The US–Vietnam Bilateral Defence Cooperation Memorandum of Understanding in 2011 initiated collaboration in maritime security. US assistance in developing the Vietnam Coast Guard’s participation in the Rim of the Pacific maritime exercise, and the lifting of a long-term American ban on arms sales to Vietnam in 2016, have been reciprocated by at least tacit Vietnamese support for US naval activities in the South China Sea. This positive momentum is tempered, however, by Vietnam’s still constrained posture that precludes alienating the more geographically proximate and economically crucial China relationship.

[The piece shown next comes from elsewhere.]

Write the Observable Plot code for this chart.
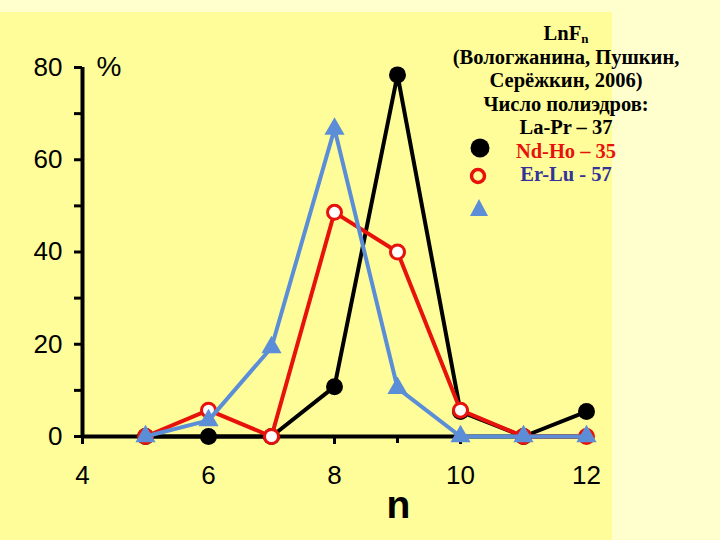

US regional allies and partners remain uncertain about American staying power in their neighbourhood. The slow development of the Australia–India–Japan–United States Quadrilateral Defence Initiative, the relatively modest US funding to promote Southeast Asia’s regional security (US$300 million) and China’s determined efforts to cultivate enhanced regional influence have reinforced ASEAN’s propensity to apply hedging strategies designed to preclude either American or Chinese dominance over their region. But America’s continued presence is supported throughout Southeast Asia.

In these circumstances, applying the ANZUS alliance to breathe new life into the San Francisco system’s southern flank and its peripheries may well be worth pursuing. Three such measures immediately come to mind and are offered as policy recommendations here. One is upgrading joint policy planning between the ANZUS allies and Manila on how to respond forcefully and credibly to Chinese challenges of Philippines-claimed territories in the South China Sea. A second is for the US and Australia to extend their already well-established diplomatic posture of ceding the political destiny of Vietnam to the Vietnamese people to both the Philippines and Thailand. Finally, any Australian government, of whatever persuasion, must remain steadfast in encouraging US policy consistency in its alliance politics in the Indo-Pacific.

The durability of the San Francisco system remains one of the democratic community’s most valued security frameworks. ANZUS policymakers could do far worse than to assist in ensuring that it stays that way.